Message in a bottle
[This one first appeared in the Taylor Daily Press, later in Texas Fish & Game magazine. The postscript is that my brother used the prize package, just this summer, for his honeymoon.]
It has been said that neither time nor tide wait for any man. In March 2003, my brother and a friend of his disproved that maxim with a startling discovery.
While casting for finger mullet in a slough near Conn Brown Harbor in Aransas Pass, Sean Gilbert noticed a bottle bobbing between the roots of a mangrove. There appeared to be some sort of paper sealed inside the bottle and he threw it in the 5-gallon bucket he was carrying. My brother and Gilbert loaded the bucket with bait and returned to the boat.

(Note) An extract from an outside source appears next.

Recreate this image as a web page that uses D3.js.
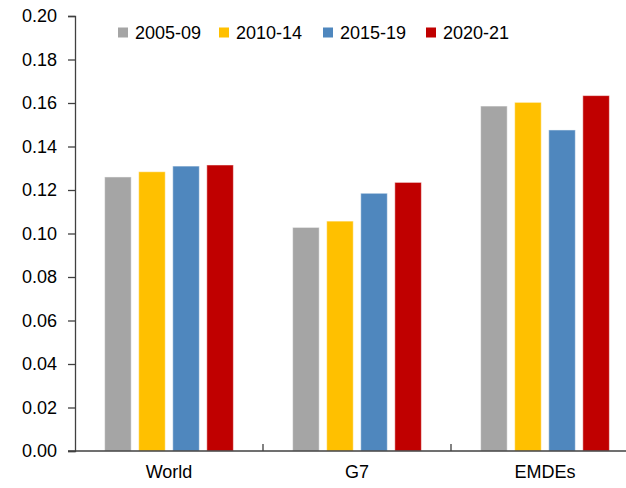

"I took my pocket knife and tried to scrape off the tar that was around the neck of the bottle but it was real hard," Gilbert told me. "So I just broke the neck off with my knife and pulled the paper out."
"Look! I just won a trip," Gilbert laughed to my brother.
"We both just started cracking up," he told me. "We thought it was a prank, a joke someone put out there."
While the bottle was launched lightheartedly, it was no joke. A dozen rum bottles were emptied, sealed and cast into the Caribbean June 13, 1987 by Cayman-based Tortuga Rum Company. It was a promotion sponsored by the then-new bottler, Cayman Airways and Sunset House Hotel.
Four of the bottles were found within the next 18 months, all on South Padre Island.
The other eight disappeared - for nearly 16 years.
"It's unbelievable," said Robbie Hamaty, a Jamaica native and president of Tortuga Rum Company on Grand Cayman. "Every now and then it comes back across my mind. I was in Miami not even two or three months ago, and I said to myself, 'I wonder whatever happened to those bottles?' I figured a ship must have hit the rest of the bottles and they went down. I thought the promotion was all over."
My brother, John, said there were actually three pieces of paper in the bottle, in addition to the rum label entitling the bearer to a free case of rum.
One letter, on Cayman Airways letterhead, offered a free, one-way, coach ticket to the Cayman Islands. Another offered a four-day, three-night stay for two at Sunset House.
The offer's still good, and Hamaty got Cayman Airways to increase their bid to a round-trip for two. The airline offers non-stops from Houston to the Cayman Islands.
Still, the question remains: how the heck did a bottle launched from Grand Cayman in 1987 end up on the shores of Redfish Bay in 2003?
Dr. Bill Johns, an oceanographer at the University of Miami, said the most likely scenario is that the bottle, after sweeping through the Yucatan Channel, got caught in a loop current rather than shooting around Cuba, through the Straits of Florida and into the Atlantic.
"Sometimes that loop gets so large that it pinches off a big eddy," he said. "That eddy then propagates into the western Gulf."
Johns said he was surprised that all of the Tortuga Rum bottles found so far have been in Texas.
"If you were to randomly release particles into the Yucatan Channel, I would say chances are only one in 10 that they would end up on the Texas coast," he said.
Tony Amos, an oceanographer at the University of Texas Marine Science Institute at Port Aransas, has collected close to 70 bottled messages over the years. Some have traveled as far as 4,000 miles, he said, but none has taken more than two years to reach him.
Wind would have helped drive the bottle toward shore, Amos said, and once it was swept into the bay system, the chances of it getting out again would be very slim.
Amos said all kinds of messages turn up on Texas beaches.
"Everything from the whimsical to the obscene to people drinking too much on a boat out on the Gulf of Mexico to kids who want to see where the bottles end up," he said.
Every message he finds with a return address gets a reply.
"I've found a really interesting one, a kind of beautiful one after 9-11," Amos said. "It was written by a father to his two sons. He was obviously a merchant mariner and he wrote how he loved them. He used only initials. Such a beautifully written message. I think he was kind of influenced by 9-11."
Both my brother and his buddy say they were just excited to find something that had traveled so far and waited so long. They're not going to turn down the rum, of course, and I understand a sort of bidding war has broken-out over the airline tickets; still ... to be the recipient of something so random - something sent into the unknown as a hopeful act of faith - borders on magic.
"It's just nice to find something like that. Really nice," Amos said. "It's an interesting connection to the maritime world at large."